With this solution I am facing issues in each scenario.

Issue in scenario 1: E2 values are coming before D2.

Issue in Scenario 2: As I do not have D2 values (column A, B, and C) I am expecting comma for each column, but I am not getting commas.

Thanks again.

I modified your unstructured_file.dat file to remove extra spaces between : 1 and : A* for example. Here's the modified file:

C1 Report Type :  ABC
C2 Created By : DEF
C3 Report Count : 1
C4 Total Reports : 5
D       A      B     C
D2    :1     :1A    :A*
D2    :4       :1Z   :A*
D2    :3       :M     :1

E Sub-Hdr   Report_cnt
E2  :1         :1

If this is not a safe assumption, let us know...
You can change FS="[ :]+" to your FS=" *: *" - it produces the same desired result.

my script is a bit verbose to ease the understanding:

BEGIN {
  FS="[ :]+"
  OFS=","
  strDE=",,"
}
/Report Type/ {rptT=$NF}
/Created By/ {crtB=$NF}
/Report Count/ {rptC=$NF}
/Total Reports/ {rptsT=$NF}
/^D[0-9]+/ {
   strD[++n]
   for(i=2;i<=NF; i++)
     strD[n]=(strD[n])?strD[n] OFS $i:$i
}
/^E[0-9]+/ {
   strE=$3 OFS $NF
   if (n)
     for(i=1; i<=n;i++)
       printf("%s%s%s%s%s%s%s%s%s%s%s\n", rptT, OFS, crtB, OFS, rptC, OFS, rptsT, OFS, strD[i], OFS, strE)
   else
       printf("%s%s%s%s%s%s%s%s%s%s%s\n", rptT, OFS, crtB, OFS, rptC, OFS, rptsT, OFS, strDE, OFS, strE)
}

yields:

ABC,DEF,1,5,1,1A,A*,1,1
ABC,DEF,1,5,4,1Z,A*,1,1
ABC,DEF,1,5,3,M,1,1,1
1 Like

And here is a modified sample of the original you could try:

BEGIN {
  FS=" *: *"            # Separate fields according by zero or more spaces, a colon and zero or more spaces
  OFS=","               # The output field separator is a comma
}

/^C1 / {                # When C1 is encountered at the start of the line
  start=$NF             # The start string becomes the last value on the line
  D2_seen=0             # Reset D2 seen boolean
  output=""             # Clear output
}

/^C2 |^C3 |^C4 / {      # When C2, C3 or C4 is encountered
  start=start OFS $NF   # The start string is appended with the last value
}

/^D2 / {                # For every E2 or C6
  $1=start              # The first field (D2 or C6) gets changed to the start string, and the fields are automatically separated by OFS.
  output=output $0 ORS  # Append to current output
  D2_seen=1
}

/^E2/ {
  tail=OFS $2 OFS $3 ORS          # Create the tail
  if (D2_seen)                    # If D2 encounter
    gsub(ORS, tail, output)       # Prepend all newlines in output with tail
  else
    output=start ",,," tail       # Create output if D2 not encountered
  printf "%s", output             # And we print the modified line
}

So now you have two approaches to study :slight_smile:

2 Likes

Hi Scrutinizer,
Thanks for writing again,
I tried to the solution you have provided, not sure if I missed something.
I am not getting expected results.
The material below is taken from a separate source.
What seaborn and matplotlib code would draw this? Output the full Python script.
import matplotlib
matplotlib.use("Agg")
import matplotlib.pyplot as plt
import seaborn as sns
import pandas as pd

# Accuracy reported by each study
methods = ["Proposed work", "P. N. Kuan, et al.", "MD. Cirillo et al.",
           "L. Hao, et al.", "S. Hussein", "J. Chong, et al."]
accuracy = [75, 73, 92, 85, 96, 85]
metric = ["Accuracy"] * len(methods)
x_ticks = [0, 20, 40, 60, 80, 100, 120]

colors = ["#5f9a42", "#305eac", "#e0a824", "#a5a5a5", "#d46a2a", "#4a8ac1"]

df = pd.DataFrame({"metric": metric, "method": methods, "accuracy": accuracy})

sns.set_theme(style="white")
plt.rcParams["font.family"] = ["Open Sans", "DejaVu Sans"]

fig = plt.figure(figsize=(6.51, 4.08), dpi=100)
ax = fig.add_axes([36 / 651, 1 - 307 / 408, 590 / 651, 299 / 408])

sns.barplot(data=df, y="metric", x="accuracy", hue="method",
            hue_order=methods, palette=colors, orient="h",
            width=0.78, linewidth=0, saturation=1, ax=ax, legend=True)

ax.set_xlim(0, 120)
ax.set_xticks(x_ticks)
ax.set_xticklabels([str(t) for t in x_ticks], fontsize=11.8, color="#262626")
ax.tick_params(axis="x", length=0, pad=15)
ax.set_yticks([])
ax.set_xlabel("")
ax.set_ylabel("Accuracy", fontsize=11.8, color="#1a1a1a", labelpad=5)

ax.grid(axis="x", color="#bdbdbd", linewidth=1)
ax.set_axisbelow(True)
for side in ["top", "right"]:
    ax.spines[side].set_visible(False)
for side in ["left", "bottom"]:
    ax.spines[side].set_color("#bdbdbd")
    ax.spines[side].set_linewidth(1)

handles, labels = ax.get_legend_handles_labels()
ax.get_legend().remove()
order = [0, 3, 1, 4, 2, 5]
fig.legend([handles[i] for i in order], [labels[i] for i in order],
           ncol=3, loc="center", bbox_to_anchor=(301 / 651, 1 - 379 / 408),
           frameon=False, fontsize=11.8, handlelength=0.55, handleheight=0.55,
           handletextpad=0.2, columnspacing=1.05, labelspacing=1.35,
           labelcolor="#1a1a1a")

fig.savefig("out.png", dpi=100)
Below are the expected and actual results.
Scenario 1 Output:
Required Output (3 rows):

ABC,DEF,1,5,1,1A,A*,1,1
ABC,DEF,1,5,4,1Z,A*,1,1
ABC,DEF,1,5,3,M,1,1,1

Output of above code:

ABC DEF 1 5 :1 :1A :A* :1 :1
ABC DEF 1 5 :4 :1Z :A* :1 :1
ABC DEF 1 5 :3 :M :1 :1 :1

Scenario 2 Output:

Required Output (1 rows):

ABC,DEF,1,5,,,,1,1

Output of above code:

ABC DEF 1 5,,,,1 :1

Hi @Abidaliattar,

That is not the output I am getting with your input samples..
Maybe you left out the BEGIN section?

Otherwise what is your OS and version?

2 Likes

Hi Scrutinizer,
Yes, it was my bad, I had missed BEGIN section, now I am getting the expected results.
I had 3 files, for one file your very first solution is working, and for other 2 files (with E2 values)
are working with your 2nd solution. You are great . Thanks for your time and wonderful solutions.

Hi vgersh99,
Thanks for your time and solution. I am new to this community, and saw so wonderful people who comes for help with perfect solutions in no time. Thanks again.

This topic was automatically closed 90 days after the last reply. New replies are no longer allowed.